O śmierci Jacka Kondrackiego poinformowała we wtorek na swojej stronie internetowej Naczelna Rada Adwokacka.
"Adw. Jacek Grzegorz Kondracki, znakomity adwokat i patron wielu pokoleń aplikantów adwokackich, zmarł w nocy z 2 na 3 sierpnia. Miał 78 lat. W 2020 r. został uhonorowany odznaczeniem Adwokatura Zasłużonym" – podano.
Wybitny obrońca
Jacek Kondracki był absolwentem Wydziału Prawa i Administracji Uniwersytetu Warszawskiego. Na listę adwokacką w Warszawie został wpisany w 1972 roku. "Ceniony patron wielu pokoleń aplikantów adwokackich. Był znanym i cenionym karnistą. Swoją wiedzą i doświadczeniem wspierał samorząd adwokacki" – podkreślono w oświadczeniu NRA.
Z kolei Okręgowa Rada Adwokacka w Warszawie przypomina, że mecenas Kondracki od wielu lat słyną jako "wybitny adwokat i obrońca, który wielokrotnie reprezentował dziennikarzy, w tym w istotnych sprawach dotyczących wolności prasy i wolności słowa".

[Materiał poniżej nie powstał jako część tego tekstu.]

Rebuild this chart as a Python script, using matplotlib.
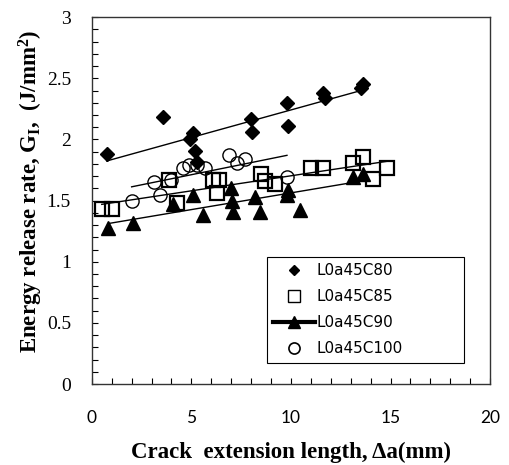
import numpy as np
import matplotlib
matplotlib.use("Agg")
import matplotlib.pyplot as plt
from matplotlib.lines import Line2D
from matplotlib.ticker import MultipleLocator

plt.rcParams['mathtext.fontset'] = 'custom'
plt.rcParams['mathtext.rm'] = 'Liberation Serif:bold'
plt.rcParams['mathtext.bf'] = 'Liberation Serif:bold'
plt.rcParams['mathtext.it'] = 'Liberation Serif:bold'

# Data
c80_x = [0.75, 3.57, 5.08, 4.92, 5.18, 5.28, 7.99, 8.04, 9.80, 9.85, 11.6, 11.7, 13.6, 13.5]
c80_y = [1.88, 2.18, 2.05, 2.00, 1.91, 1.82, 2.17, 2.06, 2.30, 2.11, 2.38, 2.34, 2.45, 2.42]

c85_x = [0.5, 1.0, 3.9, 4.3, 6.1, 6.4, 6.3, 8.5, 8.7, 9.2, 11.0, 11.6, 13.1, 13.6, 14.1, 14.8]
c85_y = [1.43, 1.43, 1.67, 1.48, 1.67, 1.67, 1.56, 1.72, 1.66, 1.64, 1.77, 1.77, 1.81, 1.86, 1.68, 1.77]

c90_x = [0.8, 2.06, 4.07, 5.08, 5.58, 7.0, 7.05, 7.1, 8.2, 8.45, 9.85, 9.8, 10.45, 13.1, 13.6]
c90_y = [1.28, 1.32, 1.47, 1.55, 1.38, 1.60, 1.50, 1.41, 1.53, 1.41, 1.59, 1.55, 1.42, 1.69, 1.72]

c100_x = [2.0, 3.1, 3.4, 4.0, 4.6, 4.9, 5.3, 5.7, 6.9, 7.3, 7.7, 9.8]
c100_y = [1.50, 1.65, 1.55, 1.67, 1.77, 1.79, 1.79, 1.77, 1.87, 1.81, 1.84, 1.69]

x_ticks = [0, 5, 10, 15, 20]
y_ticks = [0, 0.5, 1, 1.5, 2, 2.5, 3]
y_tick_labels = ['0', '0.5', '1', '1.5', '2', '2.5', '3']

fig = plt.figure(figsize=(5.1, 4.65), dpi=100)
ax = fig.add_axes([0.180, 0.174, 0.781, 0.789])


def trend(xs, ys):
    xs = np.array(xs)
    k, b = np.polyfit(xs, np.array(ys), 1)
    xx = np.array([xs.min(), xs.max()])
    ax.plot(xx, k * xx + b, color='black', lw=1.0, zorder=2)


trend(c80_x, c80_y)
trend(c85_x, c85_y)
trend(c90_x, c90_y)
trend(c100_x, c100_y)

ax.plot(c100_x, c100_y, 'o', ms=9.5, mfc='none', mec='black', mew=1.0, zorder=3)
ax.plot(c85_x, c85_y, 's', ms=9.5, mfc='none', mec='black', mew=1.6, zorder=3)
ax.plot(c90_x, c90_y, '^', ms=10, mfc='black', mec='black', zorder=4)
ax.plot(c80_x, c80_y, 'D', ms=7, mfc='black', mec='black', zorder=4)

ax.set_xlim(0, 20)
ax.set_ylim(0, 3)
ax.set_xticks(x_ticks)
ax.set_xticklabels([str(v) for v in x_ticks], fontfamily='Lato', fontsize=12.5)
ax.set_yticks(y_ticks)
ax.set_yticklabels(y_tick_labels, fontfamily='Liberation Serif', fontsize=14)
ax.xaxis.set_minor_locator(MultipleLocator(1))
ax.yaxis.set_minor_locator(MultipleLocator(0.1))
ax.tick_params(which='both', direction='in', length=4, width=0.8, top=False, right=False)
ax.tick_params(axis='x', which='major', pad=18.5)
ax.tick_params(axis='y', which='major', pad=15)
for s in ax.spines.values():
    s.set_linewidth(1.0)
    s.set_color('#333333')

ax.set_xlabel('Crack  extension length, Δa(mm)', fontfamily='Liberation Serif',
              fontweight='bold', fontsize=16.5)
ax.set_ylabel(r'Energy release rate, G$_{\mathrm{I}}$,  (J/mm$^{2}$)',
              fontfamily='Liberation Serif', fontweight='bold', fontsize=16.5)
ax.xaxis.set_label_coords(0.5, -0.158)
ax.yaxis.set_label_coords(-0.118, 0.525)

handles = [
    Line2D([], [], ls='none', marker='D', ms=5.5, color='black'),
    Line2D([], [], ls='none', marker='s', ms=9, mfc='none', mec='black', mew=1.0),
    Line2D([], [], ls='-', lw=3, marker='^', ms=9, color='black'),
    Line2D([], [], ls='none', marker='o', ms=8, mfc='none', mec='black', mew=1.2),
]
labels = ['L0a45C80', 'L0a45C85', 'L0a45C90', 'L0a45C100']
leg = ax.legend(handles, labels, loc='lower left', bbox_to_anchor=(0.44, 0.058, 0.495, 0.30),
                mode='expand', fancybox=False, edgecolor='black', framealpha=1,
                prop={'family': 'DejaVu Sans', 'size': 11}, handlelength=2.75,
                handletextpad=0.05, labelspacing=0.72, borderpad=0.42, borderaxespad=0)
leg.get_frame().set_linewidth(0.8)

fig.savefig('out.png', dpi=100)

Dziennikarze żegnają mecenasa
Kondracki był m.in. pełnomocnikiem tygodnika "Wprost" ws. taśm z nagranymi rozmowami polityków i związanymi z tym wydarzeniami w redakcji gazety z udziałem funkcjonariuszy ABW.
Kondrackiego pożegnali na Twitterze dziennikarze. "Mecenas Jacek Kondracki wraz małżonką bronił mnie i reprezentował skutecznie w wielu procesach. Wyrazy serdecznego współczucia dla Barbary Kondrackiej" – napisał na Twitterze Cezary Gmyz, dziennikarz "Do Rzeczy" i korespondent TVP w Berlinie.
"Wielki człowiek, prawnik, autorytet. Pamiętam, że gdy wchodziłem z nim parę razy do sądu (reprezentował mnie w kilku sprawach-wygranych), to część personelu kłaniała mu się w pas. Cześć Jego pamięci" – stwierdził z kolei Jacek Harłukowicz, dziennikarz "Gazety Wyborczej".